New Corporate governance standard for private companies
05 / 07 / 2018
Corporate governance is a good thing. Well governed companies have been demonstrated to make better decisions and are less risky than poorly-governed companies. However, there is a broad spectrum of behaviours and views as to what is good governance.
The UK Corporate Governance Code, as published by the Financial Reporting Council is focussed on large public companies with listed equity securities. Its principles are generally sound and make good business sense, but it is rather prescriptive and inflexible in its approach.
Large public companies form only a fraction of one per cent of all companies in the UK. How can all of the rest deliver good governance?
Many companies have sought to apply The UK Corporate Governance Code, or at least its principles. Others have followed the Quoted Companies Alliance Code, being the much more purposive code based around ten principles of governance which is very popular amongst AIM companies. The Quoted Companies Alliance Code has always been considered as a building block, of use to private companies seeking to grow as much as for smaller public companies.
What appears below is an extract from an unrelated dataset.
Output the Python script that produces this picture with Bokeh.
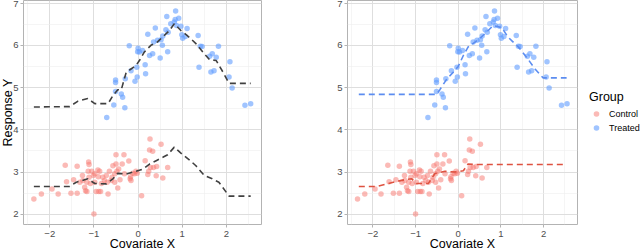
from bokeh.plotting import figure
from bokeh.layouts import row
from bokeh.models import FixedTicker, Legend, LegendItem
from bokeh.embed import file_html
from bokeh.resources import INLINE

# ---- data ----
control_x = [-2.36, -2.19, -1.95, -1.81, -1.65, -1.62, -1.52, -1.46, -1.38, -1.38, -1.32, -1.26, -1.25,
             -1.21, -1.19, -1.16, -1.16, -1.12, -1.11, -1.13, -1.11, -1.08, -1.05, -1.01, -1.00, -0.98,
             -0.98, -0.95, -0.91, -0.90, -0.89, -0.87, -0.83, -0.85, -0.80, -0.76, -0.72, -0.70, -0.68,
             -0.65, -0.61, -0.59, -0.57, -0.53, -0.53, -0.50, -0.50, -0.48, -0.46, -0.44, -0.41, -0.36,
             -0.32, -0.31, -0.21, -0.18, -0.17, -0.16, -0.12, -0.08, -0.05, -0.02, 0.08, 0.16, 0.22,
             0.24, 0.26, 0.27, 0.28, 0.33, 0.35, 0.41, 0.42, 0.52, 0.56, 0.67]
control_y = [2.36, 2.48, 2.60, 2.48, 3.16, 2.77, 2.50, 2.82, 3.14, 2.50, 2.76, 2.92, 2.80,
             2.64, 2.56, 2.54, 2.76, 3.24, 3.18, 3.02, 2.88, 2.73, 3.02, 2.92, 2.01, 2.76,
             2.96, 2.54, 3.05, 2.89, 2.54, 3.02, 2.73, 2.54, 2.88, 2.80, 2.92, 2.76, 2.48,
             3.02, 2.80, 2.88, 3.15, 2.96, 2.76, 3.41, 3.19, 3.02, 2.62, 3.07, 2.82, 3.19,
             3.41, 2.96, 3.26, 2.84, 2.89, 2.80, 2.97, 2.96, 3.02, 2.97, 2.44, 3.27, 2.94,
             3.02, 3.52, 3.78, 3.11, 3.49, 3.11, 2.91, 3.13, 3.66, 2.86, 3.11]

treated_x = [-0.71, -0.55, -0.51, -0.51, -0.51, -0.38, -0.35, -0.30, -0.29, -0.20, -0.16, -0.07,
             -0.02, -0.03, 0.00, -0.01, 0.03, 0.10, 0.16, 0.17, 0.22, 0.26, 0.33, 0.35, 0.39, 0.44,
             0.52, 0.50, 0.55, 0.56, 0.63, 0.65, 0.67, 0.68, 0.74, 0.82, 0.84, 0.85, 0.87, 0.92,
             0.97, 0.99, 1.01, 1.07, 1.11, 1.36, 1.41, 1.45, 1.38, 1.62, 1.68, 1.72, 1.65, 1.77,
             1.82, 2.08, 2.06, 2.13, 2.42, 2.55]
treated_y = [4.29, 4.59, 5.18, 5.12, 4.91, 4.85, 4.77, 4.52, 5.21, 5.99, 5.40, 5.15,
             5.25, 5.48, 5.93, 5.85, 5.84, 5.88, 5.54, 5.33, 6.26, 5.76, 5.80, 6.08, 6.41, 6.12,
             6.13, 5.70, 6.00, 6.22, 6.37, 6.68, 5.85, 6.31, 6.51, 6.55, 6.61, 6.81, 6.47, 6.64,
             6.45, 6.25, 6.17, 6.21, 6.40, 6.23, 5.98, 5.97, 5.48, 5.74, 5.80, 5.40, 5.37, 5.72,
             5.98, 5.61, 5.25, 4.99, 4.58, 4.62]

# left panel fitted curves (pooled model)
fit_t_x = [-2.36, -1.55, -1.36, -1.14, -0.98, -0.68, -0.57, -0.46, -0.38, -0.27, -0.16, -0.05, 0.03,
           0.14, 0.29, 0.44, 0.63, 0.71, 0.82, 0.97, 1.16, 1.31, 1.50, 1.62, 1.77, 1.92, 2.06, 2.55]
fit_t_y = [4.54, 4.55, 4.68, 4.74, 4.62, 4.62, 4.81, 4.95, 4.95, 5.36, 5.44, 5.52, 5.64,
           5.84, 6.00, 6.08, 6.27, 6.35, 6.51, 6.35, 6.19, 6.04, 5.80, 5.66, 5.64, 5.37, 5.10, 5.10]
fit_c_x = [-2.36, -1.55, -1.40, -1.14, -0.98, -0.72, -0.57, -0.46, -0.27, -0.05, 0.11, 0.26, 0.41,
           0.56, 0.67, 0.82, 0.97, 1.16, 1.31, 1.50, 1.68, 1.83, 2.06, 2.55]
fit_c_y = [2.66, 2.66, 2.76, 2.84, 2.73, 2.72, 2.84, 2.97, 2.95, 3.02, 3.07, 3.19, 3.27,
           3.35, 3.41, 3.59, 3.45, 3.29, 3.15, 2.92, 2.84, 2.76, 2.43, 2.43]

# right panel fitted curves (separate models)
sep_t_x = [-2.33, -0.51, -0.43, -0.27, -0.12, 0.00, 0.12, 0.23, 0.47, 0.66, 0.82, 1.02, 1.17,
           1.41, 1.60, 1.80, 1.99, 2.54]
sep_t_y = [4.84, 4.84, 4.95, 5.20, 5.36, 5.50, 5.76, 5.96, 6.13, 6.31, 6.47, 6.42, 6.19,
           5.96, 5.72, 5.44, 5.23, 5.23]
sep_c_x = [-2.33, -1.91, -1.48, -1.25, -1.09, -0.98, -0.70, -0.55, -0.31, -0.08, 0.12, 0.23, 0.39, 2.54]
sep_c_y = [2.66, 2.66, 2.77, 2.82, 2.84, 2.73, 2.73, 2.96, 3.02, 3.00, 3.03, 3.19, 3.18, 3.18]

groups = ["Control", "Treated"]
x_ticks = [-2, -1, 0, 1, 2]
x_minor = [-2.5, -1.5, -0.5, 0.5, 1.5, 2.5]
y_ticks = [2, 3, 4, 5, 6, 7]
y_minor = [2.5, 3.5, 4.5, 5.5, 6.5]

# ---- style ----
C_CTRL = "#F8766D"
C_TRT = "#619CFF"
FONT = "Liberation Sans"
X_RANGE = (-2.595, 2.795)
Y_RANGE = (1.759, 7.061)


def make_fig(frame_w, left_b, right_b, ylabel):
    p = figure(frame_width=frame_w, frame_height=224, x_range=X_RANGE, y_range=Y_RANGE,
               output_backend="svg", toolbar_location=None,
               min_border_left=left_b, min_border_right=right_b, min_border_top=0,
               min_border_bottom=0, background_fill_color="white",
               border_fill_color="white")
    p.outline_line_color = "#B3B3B3"
    p.outline_line_width = 1
    p.xaxis.ticker = FixedTicker(ticks=x_ticks, minor_ticks=x_minor)
    p.yaxis.ticker = FixedTicker(ticks=y_ticks, minor_ticks=y_minor)
    p.xaxis.major_label_overrides = {t: str(t).replace("-", "\u2212") for t in x_ticks}
    for ax in (p.xaxis[0], p.yaxis[0]):
        ax.axis_line_color = None
        ax.major_tick_line_color = "#B3B3B3"
        ax.major_tick_in = 0
        ax.major_tick_out = 3
        ax.minor_tick_line_color = None
        ax.major_label_text_font = FONT
        ax.major_label_text_font_size = "9.5px"
        ax.major_label_text_color = "#4D4D4D"
        ax.axis_label_text_font = FONT
        ax.axis_label_text_font_size = "12.5px"
        ax.axis_label_text_font_style = "normal"
        ax.axis_label_text_color = "#000000"
    p.xaxis.major_label_standoff = 2
    p.yaxis.major_label_standoff = 1
    p.xaxis.axis_label_standoff = -3
    p.yaxis.axis_label_standoff = -5
    p.xaxis.axis_label = "Covariate X"
    if ylabel:
        p.yaxis.axis_label = ylabel
    for g in (p.xgrid[0], p.ygrid[0]):
        g.grid_line_color = "#DEDEDE"
        g.grid_line_width = 1
        g.minor_grid_line_color = "#EFEFEF"
        g.minor_grid_line_width = 0.6
    return p


left = make_fig(238, 24, 62, "Response Y")
rc = left.scatter(control_x, control_y, size=5.5, color=C_CTRL, alpha=0.5, line_color=None)
rt = left.scatter(treated_x, treated_y, size=5.5, color=C_TRT, alpha=0.6, line_color=None)
left.line(fit_t_x, fit_t_y, line_color="#404040", line_width=1.6, line_dash="6 4")
left.line(fit_c_x, fit_c_y, line_color="#404040", line_width=1.6, line_dash="6 4")

right = make_fig(230, 24, 62, None)
rc2 = right.scatter(control_x, control_y, size=5.5, color=C_CTRL, alpha=0.5, line_color=None)
rt2 = right.scatter(treated_x, treated_y, size=5.5, color=C_TRT, alpha=0.6, line_color=None)
right.line(sep_t_x, sep_t_y, line_color="#5C8DF0", line_width=1.6, line_dash="6 4")
right.line(sep_c_x, sep_c_y, line_color="#DE5240", line_width=1.6, line_dash="6 4")

legend = Legend(items=[LegendItem(label=groups[0], renderers=[rc2]),
                       LegendItem(label=groups[1], renderers=[rt2])],
                location="left", title="Group")
legend.title_text_font = FONT
legend.title_text_font_size = "12.5px"
legend.title_text_font_style = "normal"
legend.title_text_color = "#000000"
legend.title_standoff = 3
legend.label_text_font = FONT
legend.label_text_font_size = "9px"
legend.label_text_color = "#000000"
legend.label_standoff = 6
legend.glyph_width = 14
legend.glyph_height = 14
legend.label_height = 14
legend.spacing = 0
legend.padding = 0
legend.margin = 12
legend.border_line_color = None
legend.background_fill_alpha = 0
right.add_layout(legend, "right")

layout = row(left, right, margin=(0, 0, 0, -2))

open("out.html", "w").write(file_html(layout, INLINE))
However, last year the government decided that two corporate governance codes for UK companies was not enough and that there was a need to create a third for large private companies. This has now been done through a group led by the chairman of Wates PLC, James Wates CBE, supported by a secretariat provided by the Financial Reporting Council. But where will it end? How many more codes do we need? Is there a danger that companies will spend too much time navigating through codes and rules and thereby both forget the reasons for good governance and be unable to reap the benefits of good governance?
The Wates Corporate Governance Principles for Large Private Companies have now been published in draft for consultation.
Whilst it was notable that the Quoted Companies Alliance was not included within the process, the Principles draw a lot from the QCA Code. Wates has determined that there are six Principles of governance (purpose, composition, responsibilities, opportunity and risk, remuneration and stakeholders). However, what the Wates Principles fail to focus on is effective communication, deep engagement between companies, investors and other stakeholders and the ethical framework within which conscionable business operates.
Comments on the draft Principles are invited by 7 September 2018.
It is clear that these principles are intended to raise the standard of the lowest common denominator. However, it is notable that they fail to recognise those companies which already go far beyond what is expected, not because a regulator tells them to do so, but because it makes sound business sense.
By the way, keep an eye out for the new UK Corporate Governance Code which is to be issued on Monday 16 July.